* Short task
Starting with the first line of the data below, copy each line up to and including the one containing "from matplotlib.ticker import". Pictures stay out.

* Provided data
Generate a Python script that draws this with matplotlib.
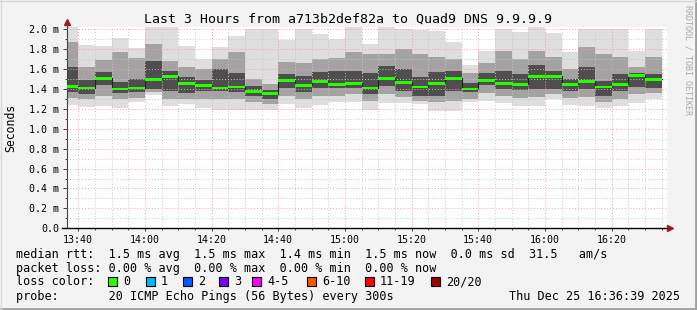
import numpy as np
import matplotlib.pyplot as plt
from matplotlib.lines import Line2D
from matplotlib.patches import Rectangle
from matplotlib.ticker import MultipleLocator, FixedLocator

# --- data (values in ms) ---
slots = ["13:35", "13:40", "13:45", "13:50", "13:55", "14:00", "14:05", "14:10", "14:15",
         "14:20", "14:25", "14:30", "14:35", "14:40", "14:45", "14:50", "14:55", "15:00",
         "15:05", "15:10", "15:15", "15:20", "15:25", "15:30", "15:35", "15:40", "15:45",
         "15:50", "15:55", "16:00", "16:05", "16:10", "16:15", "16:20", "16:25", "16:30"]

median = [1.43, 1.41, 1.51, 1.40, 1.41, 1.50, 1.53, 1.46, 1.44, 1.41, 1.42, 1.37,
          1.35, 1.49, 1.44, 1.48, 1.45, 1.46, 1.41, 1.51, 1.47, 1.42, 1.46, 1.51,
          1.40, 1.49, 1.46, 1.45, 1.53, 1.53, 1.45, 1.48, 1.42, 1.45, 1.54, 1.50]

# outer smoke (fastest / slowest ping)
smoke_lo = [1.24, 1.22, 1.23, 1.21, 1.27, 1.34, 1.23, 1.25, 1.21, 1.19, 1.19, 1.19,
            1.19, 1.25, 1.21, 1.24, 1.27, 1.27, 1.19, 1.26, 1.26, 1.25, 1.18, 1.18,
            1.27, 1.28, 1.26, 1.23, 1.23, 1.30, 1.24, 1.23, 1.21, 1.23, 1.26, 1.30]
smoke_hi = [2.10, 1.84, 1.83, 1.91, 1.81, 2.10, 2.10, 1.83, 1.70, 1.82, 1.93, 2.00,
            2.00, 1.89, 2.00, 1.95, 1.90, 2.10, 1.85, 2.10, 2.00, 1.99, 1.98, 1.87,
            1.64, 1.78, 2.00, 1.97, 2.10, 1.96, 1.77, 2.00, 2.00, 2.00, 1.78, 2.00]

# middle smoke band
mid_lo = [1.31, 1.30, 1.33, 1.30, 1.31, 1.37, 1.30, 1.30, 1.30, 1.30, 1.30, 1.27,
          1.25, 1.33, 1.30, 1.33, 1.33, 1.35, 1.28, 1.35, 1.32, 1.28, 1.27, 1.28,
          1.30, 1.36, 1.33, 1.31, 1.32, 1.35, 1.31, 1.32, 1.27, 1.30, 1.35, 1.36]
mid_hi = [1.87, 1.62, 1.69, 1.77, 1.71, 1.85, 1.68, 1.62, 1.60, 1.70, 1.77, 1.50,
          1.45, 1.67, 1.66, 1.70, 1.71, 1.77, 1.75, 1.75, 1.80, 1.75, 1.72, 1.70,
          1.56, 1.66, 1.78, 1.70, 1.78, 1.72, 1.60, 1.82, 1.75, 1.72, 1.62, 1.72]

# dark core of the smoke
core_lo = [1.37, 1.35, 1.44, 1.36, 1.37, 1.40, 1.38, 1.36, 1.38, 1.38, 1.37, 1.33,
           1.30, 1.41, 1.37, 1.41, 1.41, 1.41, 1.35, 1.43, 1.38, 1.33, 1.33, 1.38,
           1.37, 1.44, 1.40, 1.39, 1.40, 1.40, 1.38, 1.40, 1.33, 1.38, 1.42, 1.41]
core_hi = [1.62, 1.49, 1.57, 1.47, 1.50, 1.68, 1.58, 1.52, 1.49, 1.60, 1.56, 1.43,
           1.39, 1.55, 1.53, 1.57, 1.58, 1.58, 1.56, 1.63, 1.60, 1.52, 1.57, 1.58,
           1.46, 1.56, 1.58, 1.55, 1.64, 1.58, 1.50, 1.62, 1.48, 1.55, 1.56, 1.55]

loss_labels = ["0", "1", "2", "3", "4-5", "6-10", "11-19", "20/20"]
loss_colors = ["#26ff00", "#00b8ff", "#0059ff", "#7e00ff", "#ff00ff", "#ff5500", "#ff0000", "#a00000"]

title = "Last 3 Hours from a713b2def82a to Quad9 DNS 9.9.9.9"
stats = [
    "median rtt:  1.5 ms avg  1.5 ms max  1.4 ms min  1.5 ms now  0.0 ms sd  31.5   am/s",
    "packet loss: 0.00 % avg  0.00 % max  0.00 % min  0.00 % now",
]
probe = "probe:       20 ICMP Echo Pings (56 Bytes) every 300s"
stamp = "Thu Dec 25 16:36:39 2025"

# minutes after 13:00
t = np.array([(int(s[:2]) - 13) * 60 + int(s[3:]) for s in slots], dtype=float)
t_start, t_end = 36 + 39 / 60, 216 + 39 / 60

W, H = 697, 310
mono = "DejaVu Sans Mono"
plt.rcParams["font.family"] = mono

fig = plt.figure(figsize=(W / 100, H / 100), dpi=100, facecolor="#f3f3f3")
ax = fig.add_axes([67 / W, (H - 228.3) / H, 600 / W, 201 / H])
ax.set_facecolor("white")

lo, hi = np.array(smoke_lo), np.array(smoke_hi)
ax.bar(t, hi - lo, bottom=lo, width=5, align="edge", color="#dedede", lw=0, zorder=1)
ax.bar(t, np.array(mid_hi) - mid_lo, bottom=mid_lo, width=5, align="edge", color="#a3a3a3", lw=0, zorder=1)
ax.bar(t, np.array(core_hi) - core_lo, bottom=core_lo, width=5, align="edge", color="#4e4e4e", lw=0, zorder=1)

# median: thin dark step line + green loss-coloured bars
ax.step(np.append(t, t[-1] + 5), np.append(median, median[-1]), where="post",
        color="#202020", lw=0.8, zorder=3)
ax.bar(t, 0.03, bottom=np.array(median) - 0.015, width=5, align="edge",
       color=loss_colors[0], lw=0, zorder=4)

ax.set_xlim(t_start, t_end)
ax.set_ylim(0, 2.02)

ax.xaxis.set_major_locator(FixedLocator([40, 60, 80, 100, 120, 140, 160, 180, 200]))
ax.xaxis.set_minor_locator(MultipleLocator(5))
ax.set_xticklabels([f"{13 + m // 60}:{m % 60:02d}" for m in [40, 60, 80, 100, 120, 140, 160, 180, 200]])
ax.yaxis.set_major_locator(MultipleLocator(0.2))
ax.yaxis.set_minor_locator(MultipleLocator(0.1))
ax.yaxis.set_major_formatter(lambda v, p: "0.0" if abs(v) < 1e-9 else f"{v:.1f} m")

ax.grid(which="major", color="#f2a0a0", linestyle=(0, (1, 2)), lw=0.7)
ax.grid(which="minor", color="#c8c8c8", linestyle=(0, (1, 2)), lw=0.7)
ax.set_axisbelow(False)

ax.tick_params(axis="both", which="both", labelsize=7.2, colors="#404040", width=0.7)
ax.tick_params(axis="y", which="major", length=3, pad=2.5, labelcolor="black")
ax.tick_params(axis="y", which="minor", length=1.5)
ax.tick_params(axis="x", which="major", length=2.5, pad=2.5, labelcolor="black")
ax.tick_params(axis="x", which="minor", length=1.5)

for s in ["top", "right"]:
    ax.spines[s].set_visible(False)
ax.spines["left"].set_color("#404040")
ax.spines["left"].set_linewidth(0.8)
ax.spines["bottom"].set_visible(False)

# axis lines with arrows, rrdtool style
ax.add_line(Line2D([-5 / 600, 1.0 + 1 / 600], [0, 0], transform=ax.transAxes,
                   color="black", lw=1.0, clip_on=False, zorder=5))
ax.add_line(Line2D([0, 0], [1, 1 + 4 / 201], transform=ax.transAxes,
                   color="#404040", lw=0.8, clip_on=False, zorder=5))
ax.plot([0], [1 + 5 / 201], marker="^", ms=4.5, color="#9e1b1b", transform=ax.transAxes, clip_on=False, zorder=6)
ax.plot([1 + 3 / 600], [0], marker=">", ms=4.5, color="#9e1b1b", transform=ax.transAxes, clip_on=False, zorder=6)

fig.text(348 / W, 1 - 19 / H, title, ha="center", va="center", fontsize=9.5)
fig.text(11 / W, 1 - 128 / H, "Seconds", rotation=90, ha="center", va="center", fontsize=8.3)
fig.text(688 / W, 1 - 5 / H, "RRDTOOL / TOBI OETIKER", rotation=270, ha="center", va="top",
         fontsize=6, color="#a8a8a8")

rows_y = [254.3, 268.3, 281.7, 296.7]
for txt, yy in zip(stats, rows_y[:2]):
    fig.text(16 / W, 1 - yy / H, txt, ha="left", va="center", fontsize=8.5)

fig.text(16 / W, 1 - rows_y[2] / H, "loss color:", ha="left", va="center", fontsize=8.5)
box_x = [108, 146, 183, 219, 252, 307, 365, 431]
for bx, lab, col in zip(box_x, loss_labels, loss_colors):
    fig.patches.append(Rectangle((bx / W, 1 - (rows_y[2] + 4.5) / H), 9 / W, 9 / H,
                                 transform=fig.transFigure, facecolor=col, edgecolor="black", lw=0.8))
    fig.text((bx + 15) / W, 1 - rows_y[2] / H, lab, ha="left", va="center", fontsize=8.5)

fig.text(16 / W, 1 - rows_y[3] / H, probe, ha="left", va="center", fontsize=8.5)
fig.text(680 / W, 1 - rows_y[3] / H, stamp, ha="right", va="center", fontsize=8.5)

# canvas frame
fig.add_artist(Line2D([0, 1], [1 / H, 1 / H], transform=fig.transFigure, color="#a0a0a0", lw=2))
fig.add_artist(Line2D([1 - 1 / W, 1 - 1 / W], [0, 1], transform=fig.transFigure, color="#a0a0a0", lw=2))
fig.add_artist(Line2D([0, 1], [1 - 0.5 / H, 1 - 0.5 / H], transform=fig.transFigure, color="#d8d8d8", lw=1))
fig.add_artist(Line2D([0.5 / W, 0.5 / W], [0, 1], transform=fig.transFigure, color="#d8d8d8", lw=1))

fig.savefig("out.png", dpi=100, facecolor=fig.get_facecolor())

* Response below
Generate a Python script that draws this with matplotlib.
import numpy as np
import matplotlib.pyplot as plt
from matplotlib.lines import Line2D
from matplotlib.patches import Rectangle
from matplotlib.ticker import MultipleLocator, FixedLocator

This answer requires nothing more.